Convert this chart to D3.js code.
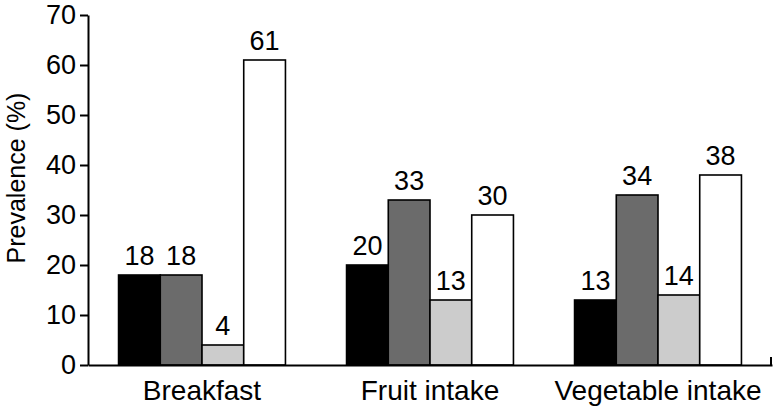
<!DOCTYPE html>
<html><head><meta charset="utf-8">
<script src="https://cdn.jsdelivr.net/npm/d3@7"></script>
<style>body{margin:0;background:#fff}svg{display:block}text{font-family:"Liberation Sans",Arial,sans-serif}</style>
</head><body><svg id="c" width="773" height="410"></svg>
<script>
const categories = ["Breakfast", "Fruit intake", "Vegetable intake"];
const seriesNames = ["s1", "s2", "s3", "s4"];
const seriesColors = ["#000000", "#6b6b6b", "#cccccc", "#ffffff"];
const valuesS1 = [18, 20, 13];
const valuesS2 = [18, 33, 34];
const valuesS3 = [4, 13, 14];
const valuesS4 = [61, 30, 38];
const yTicks = [0, 10, 20, 30, 40, 50, 60, 70];
const allSeries = [valuesS1, valuesS2, valuesS3, valuesS4];

(function () {
const svg = d3.select("#c");
const mLeft = 88, mRight = 772, mTop = 15, mBottom = 365;
const x = d3.scaleBand().domain(categories).range([mLeft, mRight]).paddingInner(0.268).paddingOuter(0.134);
const xs = d3.scaleBand().domain(seriesNames).range([0, x.bandwidth()]);
const y = d3.scaleLinear().domain([0, 70]).range([mBottom, mTop]);

// bars
categories.forEach((c, ci) => {
  seriesNames.forEach((s, si) => {
    const v = allSeries[si][ci];
    svg.append("rect")
      .attr("x", x(c) + xs(s)).attr("y", y(v))
      .attr("width", xs.bandwidth()).attr("height", y(0) - y(v))
      .attr("fill", seriesColors[si]).attr("stroke", "#000").attr("stroke-width", 1.6);
    svg.append("text")
      .attr("x", x(c) + xs(s) + xs.bandwidth() / 2).attr("y", y(v) - 10)
      .attr("text-anchor", "middle").attr("font-size", 27).attr("fill", "#000")
      .text(v);
  });
});

// y axis
const yAxis = d3.axisLeft(y).tickValues(yTicks).tickSize(8).tickSizeOuter(0).tickPadding(4);
const gy = svg.append("g").attr("transform", `translate(${mLeft},0)`).call(yAxis);
gy.select(".domain").attr("stroke-width", 2);
gy.selectAll(".tick line").attr("stroke-width", 2);
gy.selectAll(".tick text").attr("font-size", 27).attr("font-family", "Liberation Sans, Arial, sans-serif").attr("fill", "#000");

// x axis
const xAxis = d3.axisBottom(x).tickSize(0).tickPadding(15.5);
const gx = svg.append("g").attr("transform", `translate(0,${mBottom})`).call(xAxis);
gx.select(".domain").attr("stroke-width", 2);
gx.selectAll(".tick text").attr("font-size", 28).attr("dy", "0.69em").attr("font-family", "Liberation Sans, Arial, sans-serif").attr("fill", "#000");
svg.append("line").attr("x1", mRight - 1).attr("x2", mRight - 1).attr("y1", mBottom).attr("y2", mBottom - 8)
  .attr("stroke", "#000").attr("stroke-width", 2);

// y title
svg.append("text").attr("transform", `translate(25,178) rotate(-90)`)
  .attr("text-anchor", "middle").attr("font-size", 25).attr("fill", "#000").text("Prevalence (%)");
})();
</script></body></html>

● ● ●

Omit pictures; set down the rest of the material word for word.

Convert this chart to D3.js code.
<!DOCTYPE html>
<html><head><meta charset="utf-8">
<script src="https://cdn.jsdelivr.net/npm/d3@7"></script>
<style>body{margin:0;background:#fff}svg{display:block}text{font-family:"Liberation Sans",Arial,sans-serif}</style>
</head><body><svg id="c" width="773" height="410"></svg>
<script>
const categories = ["Breakfast", "Fruit intake", "Vegetable intake"];
const seriesNames = ["s1", "s2", "s3", "s4"];
const seriesColors = ["#000000", "#6b6b6b", "#cccccc", "#ffffff"];
const valuesS1 = [18, 20, 13];
const valuesS2 = [18, 33, 34];
const valuesS3 = [4, 13, 14];
const valuesS4 = [61, 30, 38];
const yTicks = [0, 10, 20, 30, 40, 50, 60, 70];
const allSeries = [valuesS1, valuesS2, valuesS3, valuesS4];

(function () {
const svg = d3.select("#c");
const mLeft = 88, mRight = 772, mTop = 15, mBottom = 365;
const x = d3.scaleBand().domain(categories).range([mLeft, mRight]).paddingInner(0.268).paddingOuter(0.134);
const xs = d3.scaleBand().domain(seriesNames).range([0, x.bandwidth()]);
const y = d3.scaleLinear().domain([0, 70]).range([mBottom, mTop]);

// bars
categories.forEach((c, ci) => {
  seriesNames.forEach((s, si) => {
    const v = allSeries[si][ci];
    svg.append("rect")
      .attr("x", x(c) + xs(s)).attr("y", y(v))
      .attr("width", xs.bandwidth()).attr("height", y(0) - y(v))
      .attr("fill", seriesColors[si]).attr("stroke", "#000").attr("stroke-width", 1.6);
    svg.append("text")
      .attr("x", x(c) + xs(s) + xs.bandwidth() / 2).attr("y", y(v) - 10)
      .attr("text-anchor", "middle").attr("font-size", 27).attr("fill", "#000")
      .text(v);
  });
});

// y axis
const yAxis = d3.axisLeft(y).tickValues(yTicks).tickSize(8).tickSizeOuter(0).tickPadding(4);
const gy = svg.append("g").attr("transform", `translate(${mLeft},0)`).call(yAxis);
gy.select(".domain").attr("stroke-width", 2);
gy.selectAll(".tick line").attr("stroke-width", 2);
gy.selectAll(".tick text").attr("font-size", 27).attr("font-family", "Liberation Sans, Arial, sans-serif").attr("fill", "#000");

// x axis
const xAxis = d3.axisBottom(x).tickSize(0).tickPadding(15.5);
const gx = svg.append("g").attr("transform", `translate(0,${mBottom})`).call(xAxis);
gx.select(".domain").attr("stroke-width", 2);
gx.selectAll(".tick text").attr("font-size", 28).attr("dy", "0.69em").attr("font-family", "Liberation Sans, Arial, sans-serif").attr("fill", "#000");
svg.append("line").attr("x1", mRight - 1).attr("x2", mRight - 1).attr("y1", mBottom).attr("y2", mBottom - 8)
  .attr("stroke", "#000").attr("stroke-width", 2);

// y title
svg.append("text").attr("transform", `translate(25,178) rotate(-90)`)
  .attr("text-anchor", "middle").attr("font-size", 25).attr("fill", "#000").text("Prevalence (%)");
})();
</script></body></html>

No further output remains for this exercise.